As I got older, he taught me more and more. He taught me the art of hunting, teaching me patience, showing me the beauties of the Earth as we waited for something to appear, many times returning home with only the visions of the world around us.

When he was diagnosed with cancer, it tore my whole world apart. I was sixteen at the time and knew nothing of what was to come. I'd never been around death, never seen it first hand, never even been to a funeral at the time. I'd never seen someone fall from a disease that wouldn't claim their life, but wouldn't allow them to live either. It was a disheartening and disgusting display for me, one that made me cry on several occasions.

It happened on his last night. He'd been reduced to nothing, nothing more than a vegetable lying in our guest room. When he'd taken a turn for the worst, my mother demanded he be taken out of the hospital so he could die in our home, with family surrounding him. She couldn't stand the thoughts of him laying there in a hospital bed, surrounded by cold walls and strangers, and his heart stopping, the nurses and orderlies writing it off as just another one gone.

He was very talkative that night, restless and dazed at the same time. I left my room to go sit with and comfort him. I was seventeen then, still living at home while I attended night school. I went into his room. The hall had been quiet, the only sounds being the creaking of the floors as I walked towards the door. Inside his room were the sounds of him, his oxygen, the bed making a rattling sound from him trying to get up. He couldn't do that because he had no strength left in him, but he continued to try.

“Are you okay, Papaw?” I asked him soothingly.

“What am I doing here?” he asked me. “Why are you just sitting there?” I sat down beside him.

“You don't feel well, Papaw,” I said in a loving manner. “You live here with us now.”

“I've got to get up. I've things I gotta do.”

“You don't have enough strength. You need to rest.”

“I can't rest,” he said. “There's not enough time.”

I felt his head, it was piping hot. I couldn't tell how high, but I knew he was running a fever. His body was sweaty. The poor man had been reduced to so little, a man who once carried himself with great pride and dignity. I held both of his hands.

“It's okay, Papaw,” I said. “It's okay. You don't have to worry, it's okay.” He stopped talking and stared at the ceiling. He looked at me and gave a curious smile. He looked down and saw my hands holding his and gave a slight squeeze. He barely had enough strength to do that.

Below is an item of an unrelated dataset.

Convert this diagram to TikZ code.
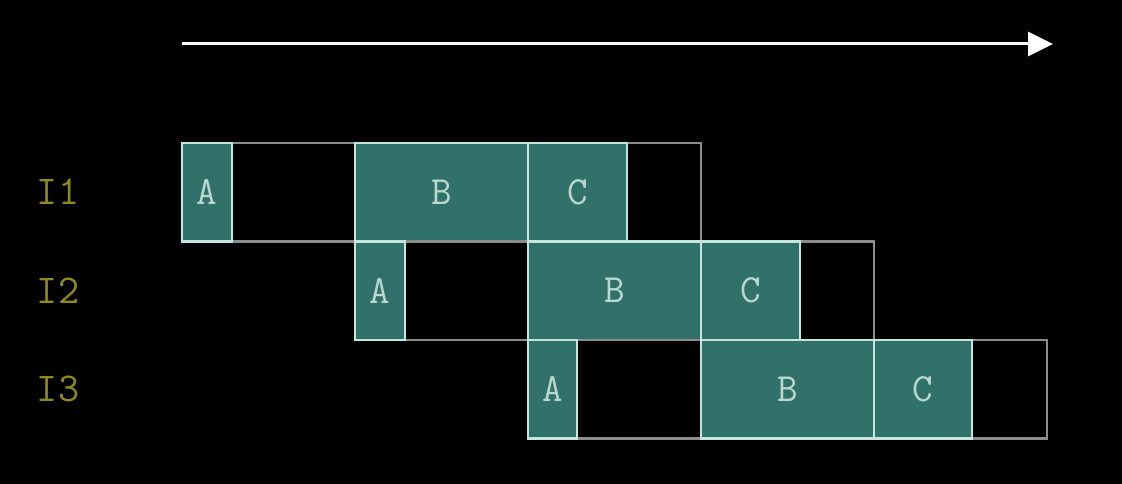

When he left, it was an eerie feeling. I was there. I was sitting next to him holding his hands. I'd stroked his face to get the hair out of his eyes. I'd been there the whole time, but he was gone. There was only the sound of his oxygen machine pumping.

It was that moment and those feelings that send chills down my spine. There I was, a young man of only twenty, and I had ushered my Papaw out of this world and into another. I'd held his hands as he came to peace with all that was. His hands were still warm, but their grip was gone. He simply looked like he was asleep, his oxygen still pumping through his nose. I didn't know what to do or how to respond. I just sat there.

Everything came rushing back to me at once. All the things we'd done while I was growing up, the places he'd taken me, the things he'd shown me, the advice he'd given me on so many things, things I couldn't even go to my parents about. I realized the memories were now all I had of him. There would be things that would be passed around the family, but that was the only thing that was truly mine. It gave me a new feeling; a strange one I'd never experienced. I laid his hands down on his bed and stood up. His lifeless body was before me. But there seemed to be some sort of glow about him. I've never had any opinions on the afterlife or lack there of. It didn't matter to me, but wherever he was, I could tell it made him happy. I knew his time had come, and I knew it was for the better. He didn't want to be like this, and I was glad to know he was okay now. As the tears formed in my eyes, a smile showed, then slowly faded away.